Science, which was put on a pedestal, is now being challenged by distrust in scientific knowledge. This “war on science” is not something that occurs overnight, but it is made more apparent with the COVID-19 pandemic currently plaguing the world.
The war on science is actually a manifestation of the post-truth era that we are living in today. The Cambridge Dictionary defined “post-truth” as “a situation in which people are more likely to accept an argument based on their emotions and beliefs, rather than one based on facts.” Living in a post-truth era while facing the threat of COVID-19 can lead to dire situations as seen in many parts of the world.
SARS-CoV-2 is a novel Coronavirus only identified at the end of 2019. As such, much is not known about the virus and COVID-19 the disease. A lot of research around the world are being conducted in order to understand the virus and disease better. Considering the novelty of the virus and disease, scientists have actually made relatively good progress, but without a doubt there is still a lot that is not known.
With what little that we do know about the virus and disease, scientists and medical experts have given advice that is thought to be important in keeping infection rates low and manageable. These include social distancing, wearing face masks, looking after hygiene, quarantine those with symptoms and locking down a place when there is an alarming spike in the number of cases.
While these advice are based on data obtained through scientific research, there are efforts by certain quarters to sow doubt on the scientific evidence. This has brought about an unfortunate consequence where science, scientists and scientific institutions, which at one time was held in high standing, are now viewed with distrust.
In the current “war on science,” doubt on scientific evidence are spread by presenting alternative facts. “Alternative facts” is a term coined in 2017 by Kellyanne Conway, a senior advisor to President Donald Trump. When alternative facts clash with scientific findings, and people are inclined to believe alternative facts due to their emotions and beliefs, then this situation poses a significant risk to public health.
This can already be seen in many countries, where infections continue to rise exponentially as people refuse to wear face masks and practice social distancing. Consequences of this war on science in the post-truth era at a time when there is pandemic are very glaring and difficult to ignore. Lives are lost, nations’ economies are in the doldrums and unemployment is on the rise — these are but a few of the long list of consequences.
Scientific knowledge, its process and methodology may not be perfect. However, it is still the best tool that we have in our attempt to understand the natural world, which includes viruses and diseases. The knowledge obtained from science helps to establish guidance for us to handle any disease outbreak and pandemic such as COVID-19.
In Islam, one way in which knowledge can be obtained is through human endeavours by establishing causal relationship based on observations made on the natural world. This in essence is the process of tadabbur which requires mankind to observe the natural world. In Surah al-Ghashiyah verses 18 to 20 for example, it is stated that, “Do they not look at the camels, how they are made? And at the sky, how it is raised high? And at the mountains, how they are fixed firm? And at the earth, how it is spread out?”

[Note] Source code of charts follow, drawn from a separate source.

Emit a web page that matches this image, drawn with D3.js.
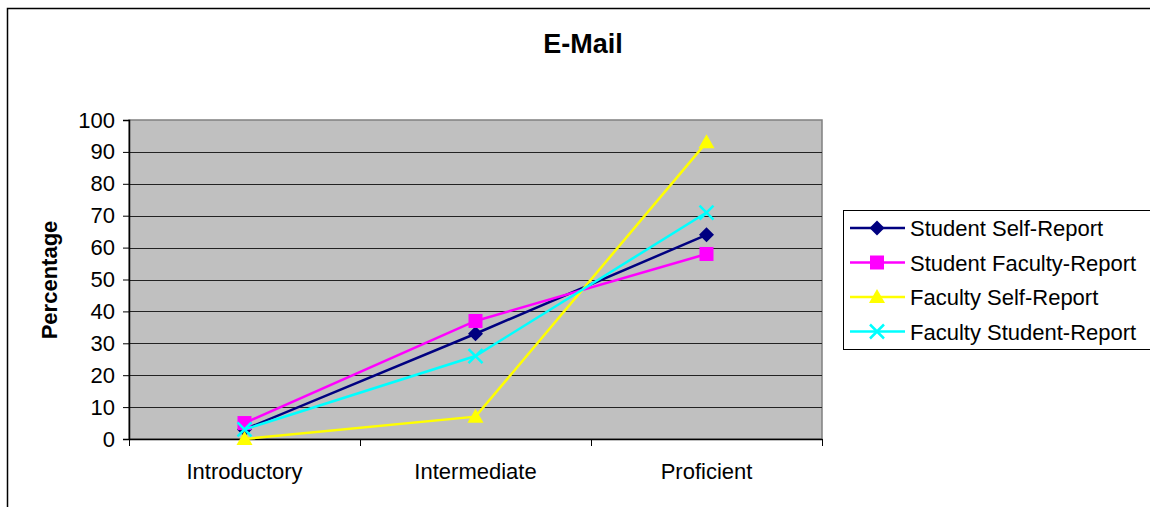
<!DOCTYPE html>
<html>
<head>
<meta charset="utf-8">
<script src="https://cdn.jsdelivr.net/npm/d3@7"></script>
<style>
  html, body { margin: 0; padding: 0; background: #fff; }
  svg { display: block; font-family: Arial, "Liberation Sans", sans-serif; }
</style>
</head>
<body>
<svg id="chart" width="1150" height="507"></svg>
<script>
const categories = ["Introductory", "Intermediate", "Proficient"];
const seriesNames = ["Student Self-Report", "Student Faculty-Report", "Faculty Self-Report", "Faculty Student-Report"];
const studentSelf = [3, 33, 64];
const studentFaculty = [5, 37, 58];
const facultySelf = [0, 7, 93];
const facultyStudent = [3, 26, 71];
const yTicks = [0, 10, 20, 30, 40, 50, 60, 70, 80, 90, 100];
const title = "E-Mail";
const yLabel = "Percentage";

const colors = ["#000080", "#FF00FF", "#FFFF00", "#00FFFF"];
const markers = ["diamond", "square", "triangle", "x"];
const seriesValues = [studentSelf, studentFaculty, facultySelf, facultyStudent];
const FONT = "Arial, 'Liberation Sans', sans-serif";

const svg = d3.select("#chart");

// outer chart border
svg.append("rect").attr("x", 7.5).attr("y", 8.5).attr("width", 1160).attr("height", 520)
  .attr("fill", "#fff").attr("stroke", "#000").attr("stroke-width", 1.5);

const plot = { left: 129, right: 822, top: 120, bottom: 439 };

const x = d3.scaleBand().domain(categories).range([plot.left, plot.right]).paddingInner(0).paddingOuter(0);
const y = d3.scaleLinear().domain([0, 100]).range([plot.bottom, plot.top]);

// plot area
svg.append("rect").attr("x", plot.left).attr("y", plot.top)
  .attr("width", plot.right - plot.left).attr("height", plot.bottom - plot.top)
  .attr("fill", "#C0C0C0").attr("stroke", "#808080").attr("stroke-width", 1.5);

// gridlines
svg.append("g").selectAll("line").data(yTicks.filter(d => d > 0 && d < 100)).join("line")
  .attr("x1", plot.left).attr("x2", plot.right)
  .attr("y1", d => Math.round(y(d)) + 0.5).attr("y2", d => Math.round(y(d)) + 0.5)
  .attr("stroke", "#222").attr("stroke-width", 1);

// y axis
const yAxis = d3.axisLeft(y).tickValues(yTicks).tickSize(6).tickPadding(8).tickFormat(d3.format("d"));
const gy = svg.append("g").attr("transform", `translate(${plot.left},0)`).call(yAxis);
gy.select(".domain").attr("stroke", "#000").attr("stroke-width", 1.5);
gy.selectAll(".tick line").attr("stroke", "#000");
gy.selectAll(".tick text").attr("font-size", 22).attr("fill", "#000").attr("font-family", FONT);

// x axis
const xAxis = d3.axisBottom(x).tickSize(0).tickPadding(24);
const gx = svg.append("g").attr("transform", `translate(0,${plot.bottom})`).call(xAxis);
gx.select(".domain").attr("stroke", "#000").attr("stroke-width", 1.5);
gx.selectAll(".tick text").attr("font-size", 22).attr("fill", "#000").attr("font-family", FONT);
// category separator ticks
const sepX = categories.map(c => x(c)).concat([x(categories[categories.length - 1]) + x.bandwidth()]);
svg.append("g").selectAll("line").data(sepX).join("line")
  .attr("x1", d => Math.round(d) + 0.5).attr("x2", d => Math.round(d) + 0.5)
  .attr("y1", plot.bottom).attr("y2", plot.bottom + 7)
  .attr("stroke", "#000").attr("stroke-width", 1);

// title
svg.append("text").attr("x", 583).attr("y", 53).attr("text-anchor", "middle")
  .attr("font-size", 27).attr("font-weight", "bold").text(title);

// y label
svg.append("text").attr("transform", "translate(57,280) rotate(-90)").attr("text-anchor", "middle")
  .attr("font-size", 22).attr("font-weight", "bold").text(yLabel);

function drawMarker(g, type, color, cx, cy) {
  if (type === "diamond") {
    g.append("path").attr("d", `M${cx},${cy-7.5}L${cx+7.5},${cy}L${cx},${cy+7.5}L${cx-7.5},${cy}Z`).attr("fill", color);
  } else if (type === "square") {
    g.append("rect").attr("x", cx - 7).attr("y", cy - 7).attr("width", 14).attr("height", 14).attr("fill", color);
  } else if (type === "triangle") {
    g.append("path").attr("d", `M${cx},${cy-8}L${cx+8},${cy+6}L${cx-8},${cy+6}Z`).attr("fill", color);
  } else if (type === "x") {
    g.append("path").attr("d", `M${cx-7},${cy-7}L${cx+7},${cy+7}M${cx+7},${cy-7}L${cx-7},${cy+7}`)
      .attr("stroke", color).attr("stroke-width", 2.5).attr("fill", "none");
  }
}

const cx = c => x(c) + x.bandwidth() / 2;
const line = d3.line().x((d, i) => cx(categories[i])).y(d => y(d));

seriesValues.forEach((vals, si) => {
  const g = svg.append("g");
  g.append("path").datum(vals).attr("d", line).attr("fill", "none")
    .attr("stroke", colors[si]).attr("stroke-width", 2.5);
  vals.forEach((v, i) => drawMarker(g, markers[si], colors[si], cx(categories[i]), y(v)));
});

// legend
const lg = svg.append("g");
lg.append("rect").attr("x", 843.5).attr("y", 210.5).attr("width", 320).attr("height", 139)
  .attr("fill", "#fff").attr("stroke", "#000").attr("stroke-width", 1);
seriesNames.forEach((name, si) => {
  const ly = 228 + si * 34.5;
  lg.append("line").attr("x1", 850).attr("x2", 905).attr("y1", ly).attr("y2", ly)
    .attr("stroke", colors[si]).attr("stroke-width", 2.5);
  drawMarker(lg, markers[si], colors[si], 877, ly);
  lg.append("text").attr("x", 910).attr("y", ly + 8).attr("font-size", 22).attr("font-family", FONT).text(name);
});
</script>
</body>
</html>
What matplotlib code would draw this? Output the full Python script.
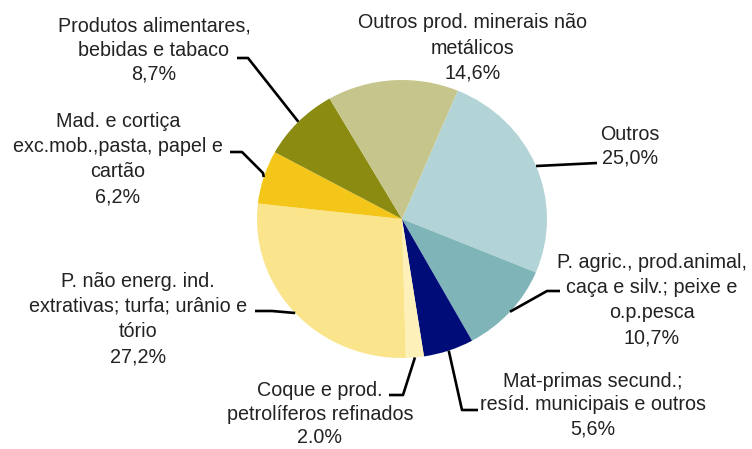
import numpy as np
import matplotlib
matplotlib.use("Agg")
import matplotlib.pyplot as plt

# shares of each product group (clockwise from "Outros")
labels = [
    "Outros",
    "P. agric., prod.animal,\ncaça e silv.; peixe e\no.p.pesca",
    "Mat-primas secund.;\nresíd. municipais e outros",
    "Coque e prod.\npetrolíferos refinados",
    "P. não energ. ind.\nextrativas; turfa; urânio e\ntório",
    "Mad. e cortiça\nexc.mob.,pasta, papel e\ncartão",
    "Produtos alimentares,\nbebidas e tabaco",
    "Outros prod. minerais não\nmetálicos",
]
values = [25.0, 10.7, 5.6, 2.0, 27.2, 6.2, 8.7, 14.6]
value_text = ["25,0%", "10,7%", "5,6%", "2.0%", "27,2%", "6,2%", "8,7%", "14,6%"]
colors = ["#b3d4d6", "#7fb5b8", "#000c78", "#fdf0b8",
          "#fbe58c", "#f5c61a", "#8a8b10", "#c6c68c"]

W, H = 752, 449
K = 145 / 139  # pie in the reference is a bit wider than tall


def P(x, y):
    # pixel position (top-left origin) -> data coords
    return (x / K, H - y)


fig = plt.figure(figsize=(W / 100, H / 100), dpi=100)
ax = fig.add_axes([0, 0, 1, 1])

cx, cy = P(402, 219)
r = 139
wedges, _ = ax.pie(values, colors=colors, startangle=67.4, counterclock=False,
                   center=(cx, cy), radius=r, wedgeprops=dict(linewidth=0))
ax.set_aspect("auto")
ax.set_xlim(0, W / K)
ax.set_ylim(0, H)
ax.axis("off")

# label block centre (px) and leader elbow / end (px), None = no leader
layout = [
    ((630, 146), [(597, 163)]),
    ((652, 300), [(547, 291), (560, 291)]),
    ((593, 405), [(462, 410), (478, 410)]),
    ((320, 414), [(403, 395), (389, 395)]),
    ((138, 319), [(272, 311), (255, 311)]),
    ((118, 159), [(263, 173), (242, 152), (230, 152)]),
    ((154, 50), [(248, 58), (237, 58)]),
    ((473, 48), None),
]

for w, lab, vt, (pos, leader) in zip(wedges, labels, value_text, layout):
    tx, ty = P(*pos)
    ls = 1.42 if len(lab.split("\n")) > 2 or leader is None else 1.32
    ax.text(tx, ty, lab + "\n" + vt, ha="center", va="center",
            multialignment="center", fontsize=14.2, color="#222222",
            family=["Liberation Sans", "DejaVu Sans"], linespacing=ls)
    if leader is None:
        continue
    mid = np.deg2rad((w.theta1 + w.theta2) / 2)
    ex, ey = cx + r * np.cos(mid), cy + r * np.sin(mid)
    pts = [(ex, ey)] + [P(*p) for p in leader]
    xs, ys = zip(*pts)
    ax.plot(xs, ys, color="black", lw=1.9, solid_capstyle="butt")

fig.savefig("out.png", dpi=100, facecolor="white")
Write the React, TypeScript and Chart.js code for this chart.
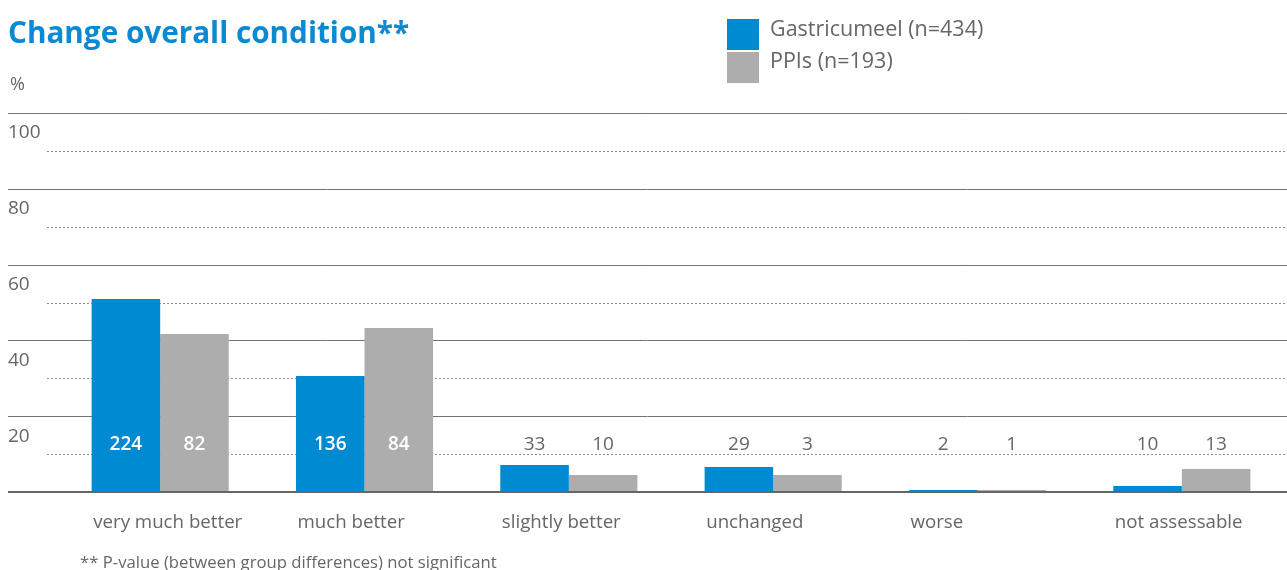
import React, { useEffect, useRef } from "react";
import { Chart, registerables } from "chart.js";

Chart.register(...registerables);

const categories = ["very much better", "much better", "slightly better", "unchanged", "worse", "not assessable"];
const seriesNames = ["Gastricumeel (n=434)", "PPIs (n=193)"];
const gastricumeelPct = [50.9, 30.6, 7.1, 6.6, 0.5, 1.6];
const ppiPct = [41.7, 43.3, 4.5, 4.5, 0.5, 6.1];
const gastricumeelN = [224, 136, 33, 29, 2, 10];
const ppiN = [82, 84, 10, 3, 1, 13];
const yTickLabels = [20, 40, 60, 80, 100];
const yMinorTicks = [10, 30, 50, 70, 90];
const countLabelLevel = 12.4;

const BLUE = "#008ad2";
const GRAY = "#adadad";
const TEXT = "#666666";
const FONT = "'Open Sans', 'Noto Sans', sans-serif";

const decor = {
  id: "decor",
  beforeDatasetsDraw(chart: any) {
    const ctx = chart.ctx;
    const y = chart.scales.y;
    const W = chart.width;
    ctx.save();
    ctx.lineWidth = 1;
    ctx.strokeStyle = "#8c8c8c";
    ctx.setLineDash([2, 2]);
    yMinorTicks.forEach((v) => {
      const py = Math.round(y.getPixelForValue(v)) + 0.5;
      ctx.beginPath();
      ctx.moveTo(47, py);
      ctx.lineTo(W, py);
      ctx.stroke();
    });
    ctx.setLineDash([]);
    ctx.strokeStyle = "#737373";
    yTickLabels.forEach((v) => {
      const py = Math.round(y.getPixelForValue(v)) + 0.5;
      ctx.beginPath();
      ctx.moveTo(8, py);
      ctx.lineTo(W, py);
      ctx.stroke();
    });
    ctx.fillStyle = TEXT;
    ctx.font = `19px ${FONT}`;
    ctx.textAlign = "left";
    ctx.textBaseline = "middle";
    yTickLabels.forEach((v) => {
      ctx.fillText(String(v), 8, y.getPixelForValue(v) + 20);
    });
    ctx.restore();
  },
  afterDatasetsDraw(chart: any) {
    const ctx = chart.ctx;
    const y = chart.scales.y;
    const W = chart.width;
    ctx.save();
    ctx.strokeStyle = "#666666";
    ctx.lineWidth = 2;
    const p0 = Math.round(y.getPixelForValue(0));
    ctx.beginPath();
    ctx.moveTo(8, p0);
    ctx.lineTo(W, p0);
    ctx.stroke();
    ctx.textAlign = "center";
    ctx.textBaseline = "middle";
    const ly = y.getPixelForValue(countLabelLevel);
    chart.data.datasets.forEach((ds: any, di: number) => {
      const meta = chart.getDatasetMeta(di);
      const counts = di === 0 ? gastricumeelN : ppiN;
      meta.data.forEach((bar: any, i: number) => {
        const inside = ds.data[i] > 20;
        ctx.font = inside ? `600 19px ${FONT}` : `19px ${FONT}`;
        ctx.fillStyle = inside ? "#ffffff" : TEXT;
        ctx.fillText(String(counts[i]), bar.x, ly);
      });
    });
    ctx.restore();
  },
};

export default function App() {
  const ref = useRef<HTMLCanvasElement | null>(null);
  useEffect(() => {
    document.body.style.margin = "0";
    if (!ref.current) return;
    const chart = new Chart(ref.current, {
      type: "bar",
      data: {
        labels: categories,
        datasets: [
          {
            label: seriesNames[0],
            data: gastricumeelPct,
            backgroundColor: BLUE,
            borderWidth: 0,
            barPercentage: 1,
            categoryPercentage: 0.671,
          },
          {
            label: seriesNames[1],
            data: ppiPct,
            backgroundColor: GRAY,
            borderWidth: 0,
            barPercentage: 1,
            categoryPercentage: 0.671,
          },
        ],
      },
      options: {
        responsive: false,
        maintainAspectRatio: false,
        animation: false,
        layout: { padding: { left: 58, right: 3, top: 113, bottom: 38 } },
        plugins: { legend: { display: false }, tooltip: { enabled: false } },
        scales: {
          x: {
            grid: { display: false, drawTicks: false },
            border: { display: false },
            ticks: {
              color: TEXT,
              font: { family: FONT, size: 18.7 },
              padding: 19,
              align: "start",
              labelOffset: -67,
              autoSkip: false,
              maxRotation: 0,
            },
            afterFit: (s: any) => {
              s.height = 40;
              s.paddingLeft = 0;
              s.paddingRight = 0;
            },
          },
          y: { display: false, min: 0, max: 100 },
        },
      } as any,
      plugins: [decor],
    });
    return () => chart.destroy();
  }, []);

  const sq = (color: string, top: number) => (
    <div style={{ position: "absolute", left: 727, top, width: 32, height: 31, background: color }} />
  );
  const txt = (s: string, left: number, top: number, size: number, extra: any = {}) => (
    <div
      style={{
        position: "absolute",
        left,
        top,
        fontFamily: FONT,
        fontSize: size,
        lineHeight: 1,
        color: TEXT,
        whiteSpace: "nowrap",
        ...extra,
      }}
    >
      {s}
    </div>
  );

  return (
    <div style={{ position: "relative", width: 1287, height: 570, overflow: "hidden", background: "#fff" }}>
      <canvas ref={ref} width={1287} height={570} style={{ position: "absolute", left: 0, top: 0 }} />
      {txt("Change overall condition**", 8, 17, 29.7, { color: "#0a8ad2", fontWeight: 700 })}
      {txt("%", 10, 74, 18)}
      {sq(BLUE, 19)}
      {sq(GRAY, 52)}
      {txt(seriesNames[0], 770, 17, 21.5)}
      {txt(seriesNames[1], 770, 49, 21.5)}
      {txt("** P-value (between group differences) not significant", 80, 554, 16.7)}
    </div>
  );
}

These verses in essence propagate the importance of doing research, and this will then lead to the development of scientific knowledge. As such, there is a growing need to ensure that we strike a balance when utilising science. We should not regard science as the be-all and end-all in the knowledge hierarchy, but equally important, we must not ignore scientific findings that are critical in explaining and understanding how things in the natural world work, and how this knowledge can be used to save lives.
Today the trust pendulum may have swung unfavourably towards science and scientists in certain parts of the world, but as Muslims and Malaysians, it is crucial that we maintain the balance so that our decisions are informed, objective and rational.